Не менее существенно и то, как Аристотель обсуждает Сократову психологию нравственности. Теперь он нападает с другой стороны: мишень критики Аристотеля - Сократ, а не Платон, и разоблачаемые им заблуждения - это как раз идеи, высказанные Сократом в ранних диалогах Платона. Учение о невозможности akrasia[3], которое, по Аристотелю, совершенно очевидно противоречит и общему мнению, и общему опыту, приписывается одному лишь Sōkratēs - Сократу из платоновского Протагора (Никомахова этика VII, 3, 1145 b 23-26)[4]. Значит, это Сократ, и только он один, подвергается критике за редукционистскую концепцию добродетели, отождествляющую добродетель и знание: критика направлена исключительно против S₁ - Сократа из Горгия. В Большой этике (I, 1182 а 15-26) - сочинении, написанном если не самим Аристотелем, то учеником, который верно передает его точку зрения, - Платон восхваляется за то, что он "разделил душу на разумную и вне-разумную части, каждую часть наделив подобающими добродетелями", Сократ же порицается за то, что "упраздняет [т. е. игнорирует] внеразумную часть души, а вместе с нею и страсть, и нрав [в качестве независимых факторов, определяющих действие]"[5]. Ясно, что различие представлений S₁ и S₂ о структуре psykhē - это различие взглядов Сократа и Платона. Итак, мы можем быть уверены: читая книгу IV Государства, Аристотель убежден, что устами "Сократа" здесь говорит Платон. Вне всякого сомнения, то же касается и книги V: когда Аристотель осуждает установления, о которых самым серьезным образом трактовалось в этой книге, и посвящает их критическому разбору две первые главы II книги Политики, он приписывает теорию их исключительно Платону (Политика II, 1, 1261 а 6).

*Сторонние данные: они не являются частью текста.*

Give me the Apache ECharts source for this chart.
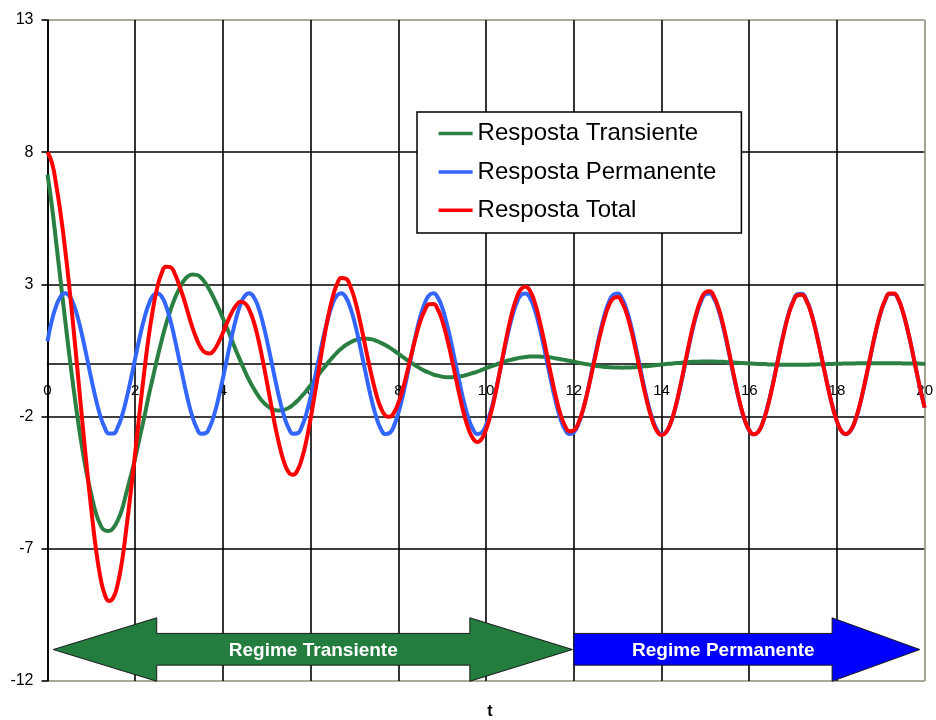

И, наконец, самое важное. Отличая Сократа от Платона, Аристотель сохраняет неповторимую и парадоксальную черту этого исторического лица - его признание в неведении:
"По этой же причине Сократ ставил вопросы, но не давал ответов, ибо признавал, что он <их> не знает" (О софистических опровержениях, 34,183 b 7-8)[6].
Аристотелю понятна связь между заявлением Сократа о своем незнании и его методом рассуждения, охарактеризованным выше. Он полагает, что только одна форма умозаключения согласуется с сократическим elenkhos: "пейрастическое"[7] умозаключение - когда аргументируют, исходя из "посылок, которые отвечающий считает правильными" (О софистических опровержениях, 2, 165 b 4-6). По мнению Аристотеля, это единственная форма умозаключения, какой располагает тот, кто отрицает, что он обладает знанием. Итак, отречение Сократа от всякого знания, согласно Аристотелю, объясняет, почему в своих эленктических доказательствах он постоянно берет на себя роль задающего вопросы. Уже одно это скупое свидетельство удостоверяет нас, что в признании собственного неведения и в применении эленктического метода Аристотель усматривал подлинные черты сократовской философии, черты, присущие Сократу и не свойственные никому другому, в особенности же чуждые Платону.
Таким образом, у Аристотеля мы получаем ясный и недвусмысленный ответ на вопрос, по каким признакам в диалогах Платона различаются S₁ и S₂. Он нисколько не сомневается в том, что устами S₁ - и только S₁ в противоположность S₂, - у Платона говорит Сократ. Так Платон воссоздает попытки Сократа найти определения универсалиям с помощью силлогизма и эпагогического умозаключения; его сугубо этические заботы и его интеллектуалистское понимание добродетели и психологии нравственности, ведущее к отрицанию возможности akrasia; его признание в неведении и эленктический метод исследования. Для Аристотеля все эти черты S₁ - столь очевидно сократические, что он не колеблясь представляет их как идеи Сократа, тогда как противоположные им черты учения S₂ так же уверенно приписываются у него Платону. И, однако, оба ряда идей формулирует один и тот же человек, одно и то же dramatis persona[8] в произведениях одного и того же автора.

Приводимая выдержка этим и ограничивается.